Tue, March 04 2014

Top 6 donor communication mistakes to avoid

Caryn Stein's avatar

VP, Communications and Content, Network for Good

Filed under:   Fundraising essentials •

According to the Association of Fundraising Professionals’ Fundraising Effectiveness Survey Report, 105% of donors gained by nonprofits were offset by lapsed donors. Let that sink in for a minute: for every 100 new donors that came through the door, 105 walked out. Not exactly the growth most nonprofits are looking for.

One of the best ways to improve your donor churn rate is to improve your donor communications.

Here are six of the worst donor communication mistakes, and some tips for how to avoid them:

Donor Communication Mistakes to Avoid

1. The “One and Done”

Sadly for some donors, the only “communication” they receive from the nonprofits they support is a donation receipt. Others may receive a nice thank you letter, but not much else.

How to avoid: Plan a series of ongoing communications with your donors. In addition to your nonprofit newsletter, provide quarterly updates for donors on the impact of their gifts, and show what goes on behind the scenes to make it happen. Create an editorial calendar and include your donor outreach as one key component to track.


2. The “Me Me Me”

Some causes suffer from nonprofit narcissism. They mean well, but their messages are devoid of one key ingredient: the donor. People who support your work also want to feel like part of your team.

How to avoid: Instead of talking only about the work you’re doing, reframe your communications to underscore how the donor is making your work possible. Use the word “you” more than “we”, and highlight the work of individual donors and volunteers to bring these stories to life.


3. The “Broken Record”

All too often, I see organizations sharing the same updates over and over. This is great … if you want to bore your donors. Unless you’re sharing success story after success story, your donors may wonder if you’re doing anything new or making any progress.

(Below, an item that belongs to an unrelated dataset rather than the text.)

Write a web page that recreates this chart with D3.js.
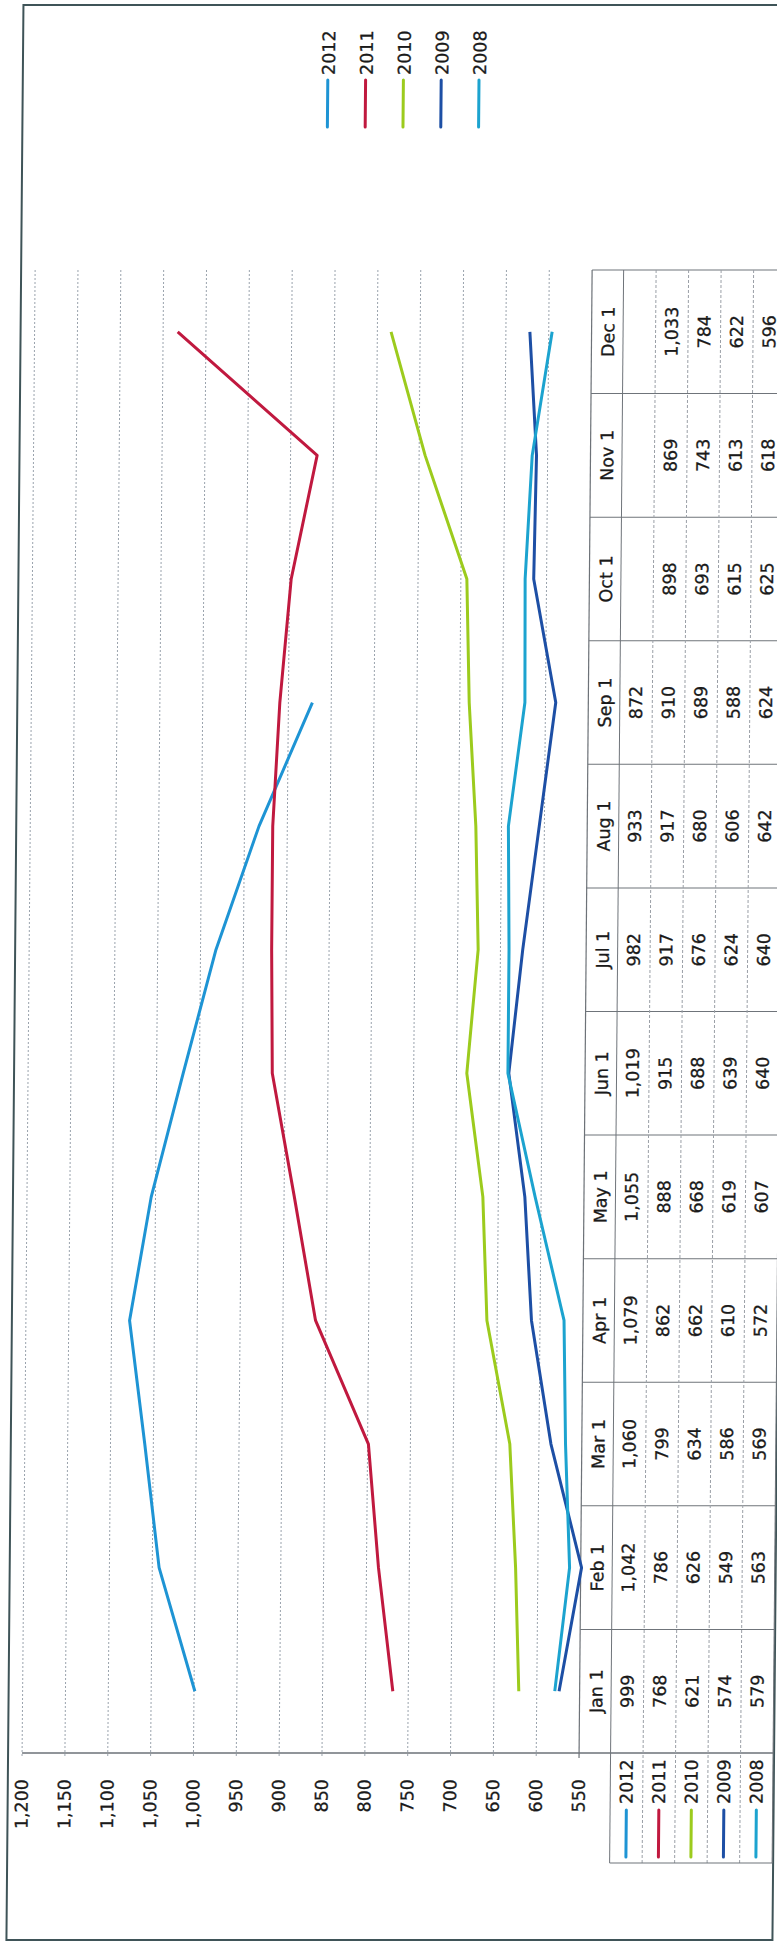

How to avoid: This is another way an editorial calendar can help you improve your donor communications. Create a list of stories, events, announcements, and seasonal topics that are relevant to your cause—and your donors—then, plot them out on your calendar to incorporate variety in your newsletters, impact updates, and social media outreach. Stuck for ideas? Ask your donors, volunteers, and beneficiaries for their input. They have a different perspective than you and probably have some fresh suggestions. Another option: tap your board to share a short update or quote for you to use in your next message.


4. The “Word Vomit”

Are you guilty of sharing too much information? When it comes to your donor outreach, is “verbose” an understatement? If your messages feel like solid walls of text, your supporters are less likely to bother reading them—and may feel like you don’t respect their time.

How to avoid: In most cases, people scan more than they read. This means that short, skimmable text works best, especially online. Use a “tease and link” strategy in your emails if you have longer stories to share. To make your messages even more readable, cut any acronyms, jargon, or insider language that will leave donors scratching their heads.


5. The “Disconnected”

Do you ever feel like you’re talking, but no one seems to be listening? Most often, this is because you’re not communicating in a way that reflects what your donor wants to hear. This often happens when organizations aren’t in sync with why their donors give.

How to avoid: Talk to your donors to understand why they care about your issue and what prompted them to give. Ask for feedback on your communications and let your donors have a say in how they hear from you. Try segmenting your donors by how they came to your organization, their level of giving, or by the specific programs they support. Then, communicate with them based on these parameters to make your message more relevant.


6. The “Show Me the Money”

You know that relative who never calls—except when he needs something from you? Don’t be that guy. When donors only hear from you when you have an appeal, they may start to wonder what happened to the money they already gave you.

How to avoid:  Implement a “share vs. ask ratio” in your organization’s communication. Plan to send a certain number of cultivation or update messages for every time you send an appeal.